Wasn’t this software always meant for hobbyist and not the hard core professionals? I can see them getting rid of the lower level spin-offs they had over the last few years (Flipboom etc.) but wasn’t TBS the anchor that got this company noticed by many?
I had TBS 7, and just reviewed Harmony essentials trial version for a few days. The drawing interface looks inviting but I’m struggling learning some of the very basic stuff. Adding a simple drop shadow for example was a nightmare in Harmony compare to the ease in TBS. I still have a few days left with the trial version, but today I just decided to get the last TBS upgrade anyway.
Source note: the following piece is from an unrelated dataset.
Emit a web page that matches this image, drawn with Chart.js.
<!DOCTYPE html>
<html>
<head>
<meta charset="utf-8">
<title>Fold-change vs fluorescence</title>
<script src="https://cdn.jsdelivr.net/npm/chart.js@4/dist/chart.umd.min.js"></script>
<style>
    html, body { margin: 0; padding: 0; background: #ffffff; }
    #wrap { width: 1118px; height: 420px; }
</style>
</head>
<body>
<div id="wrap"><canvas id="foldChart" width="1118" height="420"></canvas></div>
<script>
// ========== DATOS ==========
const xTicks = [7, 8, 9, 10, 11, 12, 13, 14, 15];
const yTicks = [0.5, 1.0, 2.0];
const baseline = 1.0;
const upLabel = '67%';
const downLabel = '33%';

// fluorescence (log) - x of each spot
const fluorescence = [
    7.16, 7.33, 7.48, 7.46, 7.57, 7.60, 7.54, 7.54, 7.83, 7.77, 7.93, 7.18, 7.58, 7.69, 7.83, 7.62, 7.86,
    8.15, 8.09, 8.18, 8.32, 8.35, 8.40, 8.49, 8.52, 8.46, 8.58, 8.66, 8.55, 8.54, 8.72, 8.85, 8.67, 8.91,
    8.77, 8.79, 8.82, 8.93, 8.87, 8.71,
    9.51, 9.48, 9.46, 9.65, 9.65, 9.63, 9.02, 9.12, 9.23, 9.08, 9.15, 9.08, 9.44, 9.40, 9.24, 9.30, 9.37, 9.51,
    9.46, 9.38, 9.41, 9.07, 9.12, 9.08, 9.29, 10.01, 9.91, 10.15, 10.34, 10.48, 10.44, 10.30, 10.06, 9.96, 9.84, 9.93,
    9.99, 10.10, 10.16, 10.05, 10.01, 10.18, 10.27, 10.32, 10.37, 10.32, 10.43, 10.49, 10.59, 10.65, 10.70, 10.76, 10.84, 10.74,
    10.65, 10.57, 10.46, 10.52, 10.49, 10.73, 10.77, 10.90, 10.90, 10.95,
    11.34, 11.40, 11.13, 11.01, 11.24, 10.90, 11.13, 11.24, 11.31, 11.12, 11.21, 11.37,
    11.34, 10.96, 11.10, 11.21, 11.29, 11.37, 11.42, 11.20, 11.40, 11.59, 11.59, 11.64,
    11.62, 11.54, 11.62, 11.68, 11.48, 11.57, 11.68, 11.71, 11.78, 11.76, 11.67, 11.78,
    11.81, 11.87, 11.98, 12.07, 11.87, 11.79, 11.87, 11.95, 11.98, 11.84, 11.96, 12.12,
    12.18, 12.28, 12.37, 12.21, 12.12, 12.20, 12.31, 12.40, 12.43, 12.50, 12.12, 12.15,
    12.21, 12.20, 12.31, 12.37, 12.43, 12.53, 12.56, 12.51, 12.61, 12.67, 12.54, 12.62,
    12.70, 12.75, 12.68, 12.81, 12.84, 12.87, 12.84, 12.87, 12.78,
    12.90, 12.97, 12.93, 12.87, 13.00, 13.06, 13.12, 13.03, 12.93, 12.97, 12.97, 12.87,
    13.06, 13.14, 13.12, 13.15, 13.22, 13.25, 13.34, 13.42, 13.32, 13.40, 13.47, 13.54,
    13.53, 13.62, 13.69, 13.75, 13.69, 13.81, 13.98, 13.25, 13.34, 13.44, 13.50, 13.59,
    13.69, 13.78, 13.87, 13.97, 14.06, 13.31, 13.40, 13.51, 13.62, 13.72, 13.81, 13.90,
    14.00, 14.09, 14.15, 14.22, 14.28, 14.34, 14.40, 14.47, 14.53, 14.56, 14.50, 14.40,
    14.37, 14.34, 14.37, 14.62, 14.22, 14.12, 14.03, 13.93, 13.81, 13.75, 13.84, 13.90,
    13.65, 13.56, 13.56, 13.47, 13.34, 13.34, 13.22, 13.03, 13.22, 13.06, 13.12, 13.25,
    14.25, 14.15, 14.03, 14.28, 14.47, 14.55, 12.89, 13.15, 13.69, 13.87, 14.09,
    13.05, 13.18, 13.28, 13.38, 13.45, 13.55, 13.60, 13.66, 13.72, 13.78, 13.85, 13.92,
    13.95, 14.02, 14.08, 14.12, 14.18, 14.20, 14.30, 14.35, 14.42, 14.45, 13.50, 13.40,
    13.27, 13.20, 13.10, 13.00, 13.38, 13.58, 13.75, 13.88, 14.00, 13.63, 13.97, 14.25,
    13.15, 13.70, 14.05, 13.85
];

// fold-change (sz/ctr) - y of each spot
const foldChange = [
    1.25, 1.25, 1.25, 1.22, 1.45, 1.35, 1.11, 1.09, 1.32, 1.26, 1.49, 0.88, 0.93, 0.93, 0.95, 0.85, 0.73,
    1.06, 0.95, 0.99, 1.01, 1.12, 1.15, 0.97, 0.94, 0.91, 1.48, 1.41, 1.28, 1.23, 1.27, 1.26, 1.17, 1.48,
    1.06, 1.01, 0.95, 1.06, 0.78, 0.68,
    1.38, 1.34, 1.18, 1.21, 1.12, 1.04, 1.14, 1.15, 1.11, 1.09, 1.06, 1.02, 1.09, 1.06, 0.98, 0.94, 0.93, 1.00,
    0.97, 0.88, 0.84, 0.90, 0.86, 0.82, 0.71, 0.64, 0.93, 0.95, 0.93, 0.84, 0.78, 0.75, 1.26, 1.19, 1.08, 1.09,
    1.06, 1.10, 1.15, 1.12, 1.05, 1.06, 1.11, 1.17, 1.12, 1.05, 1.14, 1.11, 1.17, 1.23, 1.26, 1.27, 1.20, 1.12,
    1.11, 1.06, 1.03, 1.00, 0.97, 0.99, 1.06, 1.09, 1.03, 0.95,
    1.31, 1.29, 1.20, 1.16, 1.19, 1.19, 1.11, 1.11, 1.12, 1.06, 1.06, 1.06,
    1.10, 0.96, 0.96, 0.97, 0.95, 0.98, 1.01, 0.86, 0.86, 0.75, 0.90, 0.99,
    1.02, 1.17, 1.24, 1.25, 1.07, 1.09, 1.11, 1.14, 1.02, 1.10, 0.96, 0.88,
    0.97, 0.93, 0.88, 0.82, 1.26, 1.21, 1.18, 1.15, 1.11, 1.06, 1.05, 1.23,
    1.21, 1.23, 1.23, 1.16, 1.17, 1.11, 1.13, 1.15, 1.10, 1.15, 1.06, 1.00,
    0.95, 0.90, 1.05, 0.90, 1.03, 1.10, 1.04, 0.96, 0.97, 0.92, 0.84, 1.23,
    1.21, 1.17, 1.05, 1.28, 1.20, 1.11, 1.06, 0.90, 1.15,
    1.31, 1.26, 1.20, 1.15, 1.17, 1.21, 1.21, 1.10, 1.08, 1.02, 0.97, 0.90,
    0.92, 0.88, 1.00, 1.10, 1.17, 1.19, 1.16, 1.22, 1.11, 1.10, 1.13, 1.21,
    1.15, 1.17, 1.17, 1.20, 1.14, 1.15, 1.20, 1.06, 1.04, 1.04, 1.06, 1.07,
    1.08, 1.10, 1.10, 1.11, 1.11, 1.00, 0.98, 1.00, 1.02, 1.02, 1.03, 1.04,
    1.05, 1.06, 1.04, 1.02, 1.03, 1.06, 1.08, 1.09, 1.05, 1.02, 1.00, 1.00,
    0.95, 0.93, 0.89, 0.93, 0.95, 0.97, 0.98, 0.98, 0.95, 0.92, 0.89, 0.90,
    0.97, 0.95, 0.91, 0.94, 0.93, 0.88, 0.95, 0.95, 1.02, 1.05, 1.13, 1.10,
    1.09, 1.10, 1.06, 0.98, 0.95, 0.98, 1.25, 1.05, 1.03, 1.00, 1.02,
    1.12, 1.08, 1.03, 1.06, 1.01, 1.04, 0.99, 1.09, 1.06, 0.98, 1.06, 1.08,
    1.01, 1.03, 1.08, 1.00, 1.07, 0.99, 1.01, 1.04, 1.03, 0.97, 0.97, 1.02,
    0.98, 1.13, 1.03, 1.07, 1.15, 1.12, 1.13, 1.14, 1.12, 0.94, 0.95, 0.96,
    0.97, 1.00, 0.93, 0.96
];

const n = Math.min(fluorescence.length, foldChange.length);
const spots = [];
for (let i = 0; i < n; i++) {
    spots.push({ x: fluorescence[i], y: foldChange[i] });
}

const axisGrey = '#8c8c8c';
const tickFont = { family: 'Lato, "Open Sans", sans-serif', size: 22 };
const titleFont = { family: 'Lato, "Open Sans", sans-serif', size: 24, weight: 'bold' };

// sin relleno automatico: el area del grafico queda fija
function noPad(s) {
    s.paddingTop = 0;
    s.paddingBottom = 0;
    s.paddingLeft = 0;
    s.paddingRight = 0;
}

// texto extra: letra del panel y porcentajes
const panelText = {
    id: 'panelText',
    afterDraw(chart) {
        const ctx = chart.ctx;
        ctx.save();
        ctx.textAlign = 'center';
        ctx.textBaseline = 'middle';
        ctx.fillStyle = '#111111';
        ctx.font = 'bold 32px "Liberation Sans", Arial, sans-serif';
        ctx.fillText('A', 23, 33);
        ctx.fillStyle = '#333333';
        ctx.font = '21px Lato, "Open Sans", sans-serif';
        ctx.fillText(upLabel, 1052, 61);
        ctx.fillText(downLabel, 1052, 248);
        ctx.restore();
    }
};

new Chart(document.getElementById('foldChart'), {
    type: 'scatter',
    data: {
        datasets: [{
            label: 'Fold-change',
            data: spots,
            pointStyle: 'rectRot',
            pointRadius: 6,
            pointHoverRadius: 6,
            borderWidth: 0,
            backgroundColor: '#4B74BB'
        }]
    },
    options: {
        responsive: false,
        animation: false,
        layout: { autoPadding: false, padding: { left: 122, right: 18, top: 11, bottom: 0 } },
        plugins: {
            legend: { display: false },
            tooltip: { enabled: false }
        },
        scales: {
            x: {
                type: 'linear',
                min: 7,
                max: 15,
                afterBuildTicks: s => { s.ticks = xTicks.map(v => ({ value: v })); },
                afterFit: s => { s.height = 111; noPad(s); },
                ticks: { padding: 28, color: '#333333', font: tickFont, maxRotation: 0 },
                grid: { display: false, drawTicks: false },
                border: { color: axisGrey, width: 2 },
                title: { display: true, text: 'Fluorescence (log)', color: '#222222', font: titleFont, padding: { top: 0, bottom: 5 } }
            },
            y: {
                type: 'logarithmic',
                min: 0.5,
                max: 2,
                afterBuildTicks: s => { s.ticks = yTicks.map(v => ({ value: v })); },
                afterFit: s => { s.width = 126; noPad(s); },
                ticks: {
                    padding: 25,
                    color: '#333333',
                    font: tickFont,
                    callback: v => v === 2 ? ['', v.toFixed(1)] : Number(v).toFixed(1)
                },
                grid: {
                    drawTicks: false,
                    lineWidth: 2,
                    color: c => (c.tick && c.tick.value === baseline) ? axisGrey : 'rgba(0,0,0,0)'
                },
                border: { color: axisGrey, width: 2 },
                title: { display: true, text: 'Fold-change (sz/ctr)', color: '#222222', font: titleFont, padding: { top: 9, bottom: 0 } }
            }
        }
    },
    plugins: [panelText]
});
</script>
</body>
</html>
I doubt I’ll get Harmony essentials because it’s just too gutted compared to it’s more advance siblings.
But despite this …TBS in my view has it’s place, it was never meant to be watered down as some of the previous derivations were and at the time I felt the company was making a mistake with all the spin-offs it offered. Why cancel TBS? I really think what they should do is keep TBS, and perhaps drop Essentials!
TBS was never meant to compete with the high end derivations, nor was it meant for children either!
It was well positioned in my view and had its place …why cancel it?
You have made some very good points.
Maybe after some time Toon Boom will see enough evidence to justify a revived Studio and drop Essentials as you suggested.
Essentials’s birth was less than ideal. It wasn’t made to be an intro to Harmony. They took Premium and blocked features leaving a limited piece of software that may not make sense in the context of basics and beginnings. Looking at Premium backwards towards Essentials you can see why things are done certain ways. It would be beneficial for Essentials users to read Premium’s User Guide to gain some understanding of the logic and structure of where the limitations lead when fully accessible. But this is extra work for all of the people only wishing to stick with simple basic projects. It is extra work that only provides understanding of their limited tools. They should not have to do extra work. You have to decide whether it is worth the effort just to use the lowest level of software. This manner of structuring a product line is discouraging to the people that would have been content with Studio rather than baiting people to set their eyes on the more advanced products. There is the significant financial leap involved as well.
This plan does free up resources that would be needed to develop Studio’s independent evolution.